View of one side of the commemorative coin featuring the participating teams of the 2011 Banjo Bowl.

A challenge coin is known as a small coin or medallion, bearing an organization emblem and carried by the organization's members. They are given to prove membership when challenged and to enhance morale. They are also considered a collectors item.

The Manitoba Fire Service created a new challenge coin to commemorate the 10th Anniversary of September 11th and the 2011 Banjo Bowl which fell on the same day. Morden Fire Chief Andy Thiessen explains how this commemorative coin came to be.

 

View of opposite side of the coin featuring Ground Zero.

 

Thiessen says emergency personnel from several departments around Manitoba were seen at the Banjo Bowl selling the coins. 1500 hundred of the coins were produced and only a couple hundred are still available for purchase.
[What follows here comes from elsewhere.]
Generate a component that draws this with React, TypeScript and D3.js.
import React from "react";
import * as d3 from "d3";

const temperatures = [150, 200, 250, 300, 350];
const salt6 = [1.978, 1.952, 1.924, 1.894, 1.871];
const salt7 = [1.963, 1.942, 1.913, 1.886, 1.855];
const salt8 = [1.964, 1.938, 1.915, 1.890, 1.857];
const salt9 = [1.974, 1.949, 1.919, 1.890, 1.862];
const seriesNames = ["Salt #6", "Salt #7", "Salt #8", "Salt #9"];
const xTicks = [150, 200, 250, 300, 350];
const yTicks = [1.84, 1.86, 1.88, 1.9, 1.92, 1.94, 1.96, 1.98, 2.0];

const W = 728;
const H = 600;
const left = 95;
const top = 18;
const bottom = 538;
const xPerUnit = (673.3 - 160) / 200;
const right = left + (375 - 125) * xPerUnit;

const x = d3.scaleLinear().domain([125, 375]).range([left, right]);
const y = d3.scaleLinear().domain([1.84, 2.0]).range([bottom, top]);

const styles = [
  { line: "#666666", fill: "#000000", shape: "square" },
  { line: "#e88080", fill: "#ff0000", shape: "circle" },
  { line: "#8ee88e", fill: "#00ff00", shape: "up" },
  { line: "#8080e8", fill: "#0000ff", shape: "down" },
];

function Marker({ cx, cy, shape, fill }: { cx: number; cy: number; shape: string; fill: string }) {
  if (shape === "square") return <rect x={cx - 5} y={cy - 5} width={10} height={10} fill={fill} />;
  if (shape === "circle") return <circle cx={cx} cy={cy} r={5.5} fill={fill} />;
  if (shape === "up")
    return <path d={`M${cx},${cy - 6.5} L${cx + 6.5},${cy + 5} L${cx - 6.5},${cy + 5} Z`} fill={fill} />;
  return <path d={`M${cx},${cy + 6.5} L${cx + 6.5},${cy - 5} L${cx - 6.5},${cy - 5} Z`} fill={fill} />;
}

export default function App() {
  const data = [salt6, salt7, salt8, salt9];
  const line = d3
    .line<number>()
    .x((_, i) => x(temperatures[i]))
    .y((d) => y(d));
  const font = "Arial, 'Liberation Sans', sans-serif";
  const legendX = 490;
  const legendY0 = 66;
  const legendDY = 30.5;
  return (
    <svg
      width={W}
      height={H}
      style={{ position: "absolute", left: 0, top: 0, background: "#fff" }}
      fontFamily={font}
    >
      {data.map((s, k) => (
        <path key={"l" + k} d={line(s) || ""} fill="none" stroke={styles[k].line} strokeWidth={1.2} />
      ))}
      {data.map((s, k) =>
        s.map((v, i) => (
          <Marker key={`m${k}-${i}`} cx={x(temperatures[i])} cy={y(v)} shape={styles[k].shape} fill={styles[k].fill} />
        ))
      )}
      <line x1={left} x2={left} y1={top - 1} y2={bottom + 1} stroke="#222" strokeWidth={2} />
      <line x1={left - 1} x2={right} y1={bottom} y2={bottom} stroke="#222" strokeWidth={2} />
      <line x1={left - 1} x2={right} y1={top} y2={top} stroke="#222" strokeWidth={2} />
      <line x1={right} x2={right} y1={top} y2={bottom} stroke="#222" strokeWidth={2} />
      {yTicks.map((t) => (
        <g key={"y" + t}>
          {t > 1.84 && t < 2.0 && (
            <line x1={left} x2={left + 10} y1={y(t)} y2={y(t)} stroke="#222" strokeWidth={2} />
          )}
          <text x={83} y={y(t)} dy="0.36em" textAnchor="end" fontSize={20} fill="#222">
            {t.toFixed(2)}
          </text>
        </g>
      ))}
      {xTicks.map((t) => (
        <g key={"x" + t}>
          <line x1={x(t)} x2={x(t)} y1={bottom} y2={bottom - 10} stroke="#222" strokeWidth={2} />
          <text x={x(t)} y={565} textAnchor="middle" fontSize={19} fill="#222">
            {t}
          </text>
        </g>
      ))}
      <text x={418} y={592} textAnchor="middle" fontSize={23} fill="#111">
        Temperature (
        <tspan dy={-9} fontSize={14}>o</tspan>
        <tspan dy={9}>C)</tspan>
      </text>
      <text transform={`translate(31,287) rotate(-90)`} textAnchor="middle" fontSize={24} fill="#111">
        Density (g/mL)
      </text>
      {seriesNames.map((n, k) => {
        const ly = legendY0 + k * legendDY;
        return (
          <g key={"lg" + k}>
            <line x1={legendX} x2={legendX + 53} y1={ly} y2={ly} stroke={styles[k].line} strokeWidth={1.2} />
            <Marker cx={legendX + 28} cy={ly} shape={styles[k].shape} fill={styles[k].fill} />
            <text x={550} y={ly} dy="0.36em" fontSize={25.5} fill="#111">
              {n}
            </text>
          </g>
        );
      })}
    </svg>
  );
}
He says the precedes from the sale of these coins will be going toward a memorial going up at the Legislative Building in Winnipeg. Thiessen explains the memorial will honour the fallen fighters and emergency personnel in Manitoba.

Thiessen says even though Ground Zero is quite a distance away from us as a province, the affects of what happened ten years ago are felt very strongly by emergency service personnel all over Manitoba and the world. He explains in the case of fire fighters, when something happens to a fellow fire fighter they can all feel that pain. He adds they know something like that could always happen to them.